Second chances and what do they mean, by Larry Lawton
Being a free man for almost nine years now, (my release date was August 24, 2007) I’ve had a lot of time to reflect on life, family, friends, my career and what it all means. What it always comes back to is second chances and what we do with them.
Most people need a second chance and deserve a second chance. Let me explain, it doesn’t matter if you were caught for something or not. Maybe you have driven drunk, stole something, threatened someone, assaulted someone, etc. Everybody has done something they know was not right and probably could have gotten them in some legal trouble. One person once said to me, “I’ve never done anything that could have gotten me thrown in jail” I looked at him and asked if he ever drove fast, he said “yes”, I then proceeded to explain to him if he was driving 15 mph over the limit and had an accident and someone got killed, that he could go to prison for vehicular homicide. His whole expression changed. My point is, everybody has done something.
As a man who travels a lot and talks with people from all over the United States, I am so inspired by seeing the support and willingness of people to give others a second chance, even strangers. We all want second chances for our families and friends, but to see it with strangers is what makes me believe the United States is the greatest country on earth. We need to take that philosophy to our jails and prisons.
Our jails and prisons fail miserably, which gives the United States a bad name around the world, and of course, it is just wrong.
Compared to non-third world countries, we have the worst prison system in the free world. Whether it is numbers wise, being treated humanely, or trying to rehabilitate people, we fail miserably.
It confuses me and frustrates me to see our high incarceration rate. I makes me shake my head on why we put more money into jails and prisons then we do into programs and treatment centers.
It is easy for me to show a person the logic, cost effectiveness and humanity good programs and treatment centers have over incarceration. It just baffles me why our government doesn’t but more money and energy into education and not incarceration.

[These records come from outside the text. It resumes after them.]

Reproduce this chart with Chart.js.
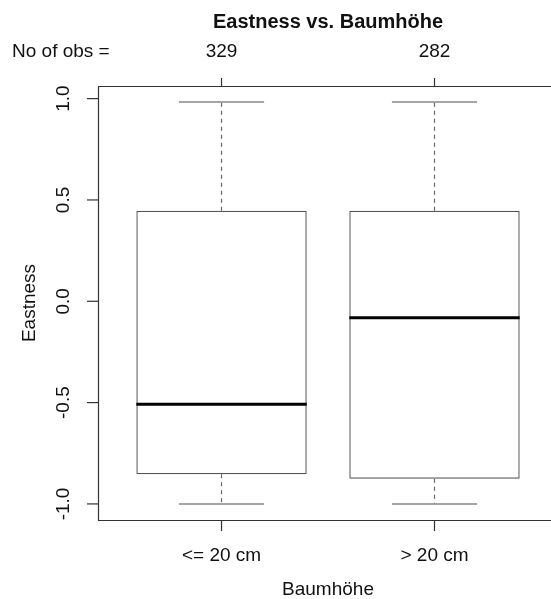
<!DOCTYPE html>
<html>
<head>
<meta charset="utf-8">
<script src="https://cdn.jsdelivr.net/npm/chart.js@4/dist/chart.umd.min.js"></script>
<style>
  html, body { margin: 0; padding: 0; background: #fff; }
  #wrap { width: 551px; height: 599px; }
</style>
</head>
<body>
<div id="wrap"><canvas id="c" width="551" height="599"></canvas></div>
<script>
// Box plot summaries per height class
const groups = ['<= 20 cm', '> 20 cm'];
const positions = [1, 2];
const nObs = [329, 282];
const whiskerLow = [-1.0, -1.0];
const quart1 = [-0.853, -0.876];
const medians = [-0.508, -0.081];
const quart3 = [0.447, 0.447];
const whiskerHigh = [0.983, 0.983];
const yTicks = [-1.0, -0.5, 0.0, 0.5, 1.0];

const titleText = 'Eastness vs. Baumhöhe';
const xTitle = 'Baumhöhe';
const yTitle = 'Eastness';
const obsLabel = 'No of obs =';

const FONT = '"Liberation Sans", Arial, Helvetica, sans-serif';
const BOX_WIDTH = 0.8;   // in x units
const CAP_WIDTH = 0.4;   // staple width in x units

const boxPlotExtras = {
  id: 'boxPlotExtras',
  beforeDraw(chart) {
    const ctx = chart.ctx;
    ctx.save();
    ctx.fillStyle = '#fff';
    ctx.fillRect(0, 0, chart.width, chart.height);
    ctx.restore();
  },
  afterDatasetsDraw(chart) {
    const ctx = chart.ctx;
    const xs = chart.scales.x, ys = chart.scales.y;
    ctx.save();
    positions.forEach((p, i) => {
      const cx = xs.getPixelForValue(p);
      const capHalf = (xs.getPixelForValue(p + CAP_WIDTH / 2) - cx);
      const boxHalf = (xs.getPixelForValue(p + BOX_WIDTH / 2) - cx);
      // dashed whiskers
      ctx.strokeStyle = '#666';
      ctx.lineWidth = 1.2;
      ctx.setLineDash([4, 4]);
      ctx.beginPath();
      ctx.moveTo(cx, ys.getPixelForValue(quart3[i]));
      ctx.lineTo(cx, ys.getPixelForValue(whiskerHigh[i]));
      ctx.moveTo(cx, ys.getPixelForValue(quart1[i]));
      ctx.lineTo(cx, ys.getPixelForValue(whiskerLow[i]));
      ctx.stroke();
      ctx.setLineDash([]);
      // staples
      ctx.strokeStyle = '#888';
      ctx.lineWidth = 1.5;
      ctx.beginPath();
      let yh = ys.getPixelForValue(whiskerHigh[i]);
      let yl = ys.getPixelForValue(whiskerLow[i]);
      ctx.moveTo(cx - capHalf, yh); ctx.lineTo(cx + capHalf, yh);
      ctx.moveTo(cx - capHalf, yl); ctx.lineTo(cx + capHalf, yl);
      ctx.stroke();
      // median
      ctx.strokeStyle = '#000';
      ctx.lineWidth = 3;
      const ym = ys.getPixelForValue(medians[i]);
      ctx.beginPath();
      ctx.moveTo(cx - boxHalf, ym); ctx.lineTo(cx + boxHalf, ym);
      ctx.stroke();
    });
    ctx.restore();
  },
  afterDraw(chart) {
    const ctx = chart.ctx;
    const xs = chart.scales.x, ys = chart.scales.y;
    const a = chart.chartArea;
    ctx.save();
    // frame (left, top, bottom)
    ctx.strokeStyle = '#333';
    ctx.lineWidth = 1.2;
    ctx.beginPath();
    ctx.moveTo(a.right + 10, a.top + 0.5);
    ctx.lineTo(a.left + 0.5, a.top + 0.5);
    ctx.lineTo(a.left + 0.5, a.bottom + 0.5);
    ctx.lineTo(a.right + 10, a.bottom + 0.5);
    ctx.stroke();

    ctx.fillStyle = '#111';
    ctx.font = '19px ' + FONT;
    // y ticks with rotated labels
    yTicks.forEach(v => {
      const y = ys.getPixelForValue(v);
      ctx.beginPath();
      ctx.moveTo(a.left, y); ctx.lineTo(a.left - 11, y);
      ctx.stroke();
      ctx.save();
      ctx.translate(a.left - 34, y);
      ctx.rotate(-Math.PI / 2);
      ctx.textAlign = 'center';
      ctx.textBaseline = 'middle';
      ctx.fillText(v.toFixed(1), 0, 0);
      ctx.restore();
    });
    // x ticks, bottom labels, top ticks and counts
    positions.forEach((p, i) => {
      const x = xs.getPixelForValue(p);
      ctx.beginPath();
      ctx.moveTo(x, a.bottom); ctx.lineTo(x, a.bottom + 11);
      ctx.moveTo(x, a.top); ctx.lineTo(x, a.top - 8);
      ctx.stroke();
      ctx.textAlign = 'center';
      ctx.textBaseline = 'middle';
      ctx.fillText(groups[i], x, a.bottom + 36);
      ctx.fillText(String(nObs[i]), x, 52);
    });
    ctx.textAlign = 'left';
    ctx.fillText(obsLabel, 12, 52);
    // axis titles
    const midX = (a.left + xs.getPixelForValue(2.58)) / 2;
    ctx.textAlign = 'center';
    ctx.fillText(xTitle, midX, 590);
    ctx.save();
    ctx.translate(30, (a.top + a.bottom) / 2);
    ctx.rotate(-Math.PI / 2);
    ctx.fillText(yTitle, 0, 0);
    ctx.restore();
    // main title
    ctx.font = 'bold 20px ' + FONT;
    ctx.fillText(titleText, midX, 22);
    ctx.restore();
  }
};

new Chart(document.getElementById('c'), {
  type: 'bar',
  data: {
    datasets: [{
      data: positions.map((p, i) => ({ x: p, y: [quart1[i], quart3[i]] })),
      backgroundColor: 'rgba(255,255,255,0)',
      borderColor: '#555',
      borderWidth: 1.2,
      borderSkipped: false,
      barPercentage: BOX_WIDTH,
      categoryPercentage: 1
    }]
  },
  options: {
    responsive: false,
    animation: false,
    layout: { padding: { left: 98, top: 86, right: 0, bottom: 79 } },
    plugins: { legend: { display: false }, tooltip: { enabled: false }, title: { display: false } },
    scales: {
      x: {
        type: 'linear', display: false, offset: false,
        min: 0.42, max: 2.547,
        afterBuildTicks: s => { s.ticks = positions.map(v => ({ value: v })); }
      },
      y: {
        type: 'linear', display: false,
        min: -1.0793, max: 1.0623
      }
    }
  },
  plugins: [boxPlotExtras]
});
</script>
</body>
</html>
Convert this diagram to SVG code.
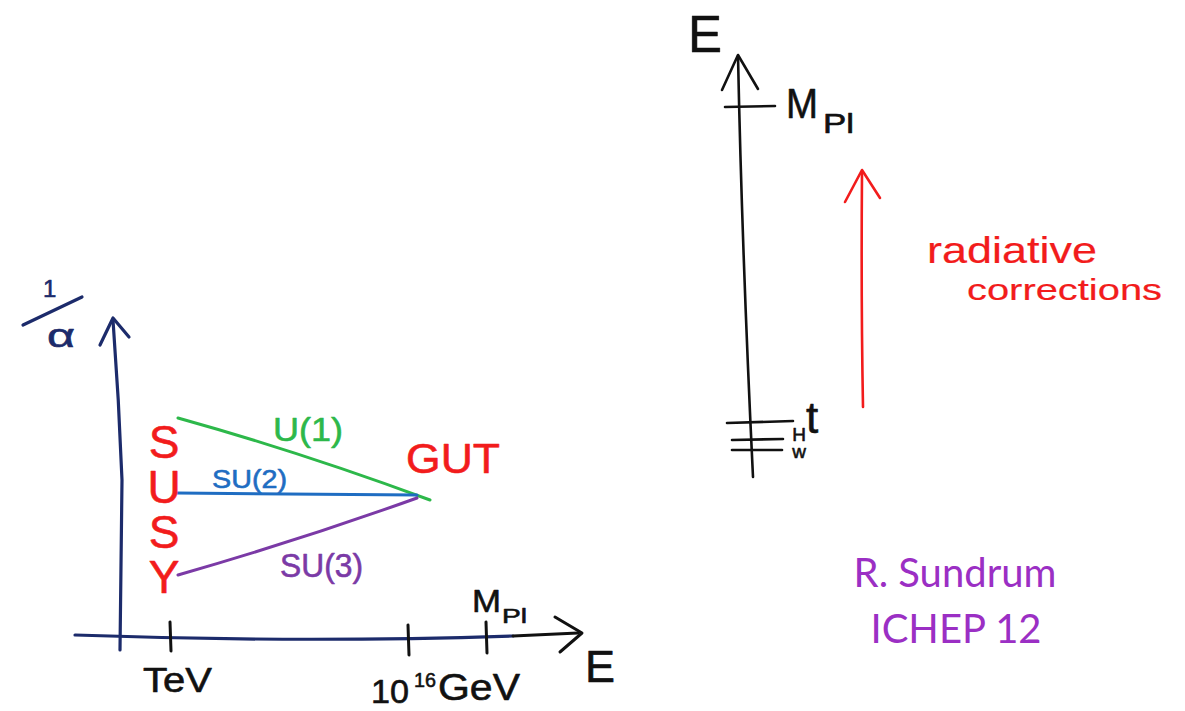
<svg xmlns="http://www.w3.org/2000/svg" width="1185" height="711" viewBox="0 0 1185 711">
<style>
.ln{fill:none;stroke-linecap:round;stroke-linejoin:round}
.nv{stroke:#1c2b6b;stroke-width:3.2}
.bk{stroke:#111;stroke-width:3}
.hw{font-family:"Liberation Sans",Arial,sans-serif;stroke-width:0.6;stroke-linejoin:round}
.red{fill:#f21c1c;stroke:#f21c1c}
.navy{fill:#1c2b6b;stroke:#1c2b6b}
.blk{fill:#111;stroke:#111}
.thin{stroke-width:0.2}
.vert{writing-mode:vertical-rl;text-orientation:upright}
</style>
<rect width="1185" height="711" fill="#fff"/>
<g id="left-plot">
  <g id="axes">
    <path class="ln nv" d="M113,320 Q119,400 122,480 L120,650"/>
    <path class="ln nv" d="M100,345 L113,318 L129,337"/>
    <path class="ln nv" d="M23,325 L82,297"/>
    <path class="ln nv" d="M75,635 Q300,643 513,636"/>
    <path class="ln bk" d="M513,636 L578,633"/>
    <path class="ln bk" d="M555,617 L582,633 L560,652"/>
    <path class="ln bk" d="M170,622 L171,651"/>
    <path class="ln bk" d="M408,625 L409,655"/>
    <path class="ln bk" d="M486,622 L487,653"/>
  </g>
  <g id="axis-labels">
    <text class="hw navy" x="43" y="297" font-size="24">1</text>
    <text class="hw navy" x="47" y="347" font-size="34" textLength="28" lengthAdjust="spacingAndGlyphs">α</text>
    <text class="hw blk" x="143" y="692" font-size="35" textLength="69" lengthAdjust="spacingAndGlyphs">TeV</text>
    <text class="hw blk" x="371" y="703" font-size="33" textLength="38" lengthAdjust="spacingAndGlyphs">10</text>
    <text class="hw blk" x="414" y="687" font-size="21" textLength="22" lengthAdjust="spacingAndGlyphs">16</text>
    <text class="hw blk" x="438" y="700" font-size="36" textLength="82" lengthAdjust="spacingAndGlyphs">GeV</text>
    <text class="hw blk" x="472" y="612" font-size="31" textLength="29" lengthAdjust="spacingAndGlyphs">M</text>
    <text class="hw blk" x="502" y="623" font-size="21" textLength="25" lengthAdjust="spacingAndGlyphs">Pl</text>
    <text class="hw blk" x="585" y="682" font-size="45">E</text>
  </g>
  <g id="couplings">
    <path class="ln" stroke="#2db84a" stroke-width="3" d="M178,418 Q300,452 430,500"/>
    <path class="ln" stroke="#1f6dc2" stroke-width="3" d="M177,493 L417,495"/>
    <path class="ln" stroke="#7b3aa6" stroke-width="3" d="M178,575 Q300,540 417,498"/>
    <text class="hw" fill="#2db84a" stroke="#2db84a" x="273" y="441" font-size="34" textLength="70" lengthAdjust="spacingAndGlyphs">U(1)</text>
    <text class="hw" fill="#1f6dc2" stroke="#1f6dc2" x="212" y="488" font-size="26" textLength="75" lengthAdjust="spacingAndGlyphs">SU(2)</text>
    <text class="hw" fill="#7b3aa6" stroke="#7b3aa6" x="280" y="577" font-size="33" textLength="83" lengthAdjust="spacingAndGlyphs">SU(3)</text>
  </g>
  <g id="susy">
    <text class="hw red vert" x="164" y="416" font-size="46" letter-spacing="-7">SUSY</text>
  </g>
  <g id="gut">
    <text class="hw red" x="406" y="473" font-size="43" textLength="94" lengthAdjust="spacingAndGlyphs">GUT</text>
  </g>
</g>
<g id="right-plot">
  <g id="energy-axis">
    <path class="ln" stroke="#111" stroke-width="2.6" d="M738,56 Q742,250 753,477"/>
    <path class="ln" stroke="#111" stroke-width="2.6" d="M722,90 L738,55 L758,89"/>
    <path class="ln" stroke="#111" stroke-width="2.6" d="M725,107 L775,106"/>
    <path class="ln" stroke="#111" stroke-width="2.6" d="M727,423 L793,421"/>
    <path class="ln" stroke="#111" stroke-width="2.6" d="M732,440 L783,439"/>
    <path class="ln" stroke="#111" stroke-width="2.6" d="M732,450 L782,450"/>
    <text class="hw blk" x="688" y="52" font-size="51">E</text>
    <text class="hw blk" x="786" y="118" font-size="42" textLength="32" lengthAdjust="spacingAndGlyphs">M</text>
    <text class="hw blk" x="823" y="133" font-size="27" textLength="31" lengthAdjust="spacingAndGlyphs">Pl</text>
    <text class="hw blk" x="806" y="433" font-size="44">t</text>
    <text class="hw blk vert" x="799" y="424" font-size="19" letter-spacing="-4">Hw</text>
  </g>
  <g id="radiative-corrections">
    <path class="ln" stroke="#f21c1c" stroke-width="2.6" d="M863,407 Q861,300 862,172"/>
    <path class="ln" stroke="#f21c1c" stroke-width="2.6" d="M845,202 L862,170 L880,198"/>
    <text class="hw red thin" x="927" y="263" font-size="36" textLength="170" lengthAdjust="spacingAndGlyphs">radiative</text>
    <text class="hw red thin" x="967" y="300" font-size="30" textLength="195" lengthAdjust="spacingAndGlyphs">corrections</text>
  </g>
</g>
<g id="credit" font-family="Lato,'Open Sans',sans-serif" fill="#9b2fc4" font-size="40" text-anchor="middle">
  <text x="955" y="587">R. Sundrum</text>
  <text x="956" y="643">ICHEP 12</text>
</g>
</svg>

We are a second chance country. Let’s show the world by our actions. Local, state and federal politicians, agencies and organizations need to be more reflective of the people they serve.
I am a lucky man who has met some very good politicians, agency officials and organizations that believe in second chances, understand the cost effectiveness of prevention and programs compared to incarceration, follow what the people they serve want, and are true humanitarians. I personally wanted to thank all of you for your support and belief in me and people in general.
People support positive, good, decent people who run organizations that don’t have clear answers for hard questions. No matter the political party, agency or organization, people know it is not easy, but please keep trying. Change is possible.
What I have learned in life is you can’t put all your energy and efforts into worrying about the negative, there is to much out there. What people need to do is help and support good politicians, officials, organizations and people who can make a difference. There is a saying in life, what goes around comes around.
A little about the Reality Check Program
The Reality Check Program has grown into a national brand with support from Politicians, Law Enforcement Agencies, Judges, and families all over the country. People believe in second chances and so do we. We say this all the time, “We don’t believe in bad kids, we believe in bad choices”. I (Larry Lawton) am living proof that people do change. It really is all about the person wanting to change. Life is all about second chances in everything we do. Think before you act
With God’s grace all things will fall in place in your life and the lives around you.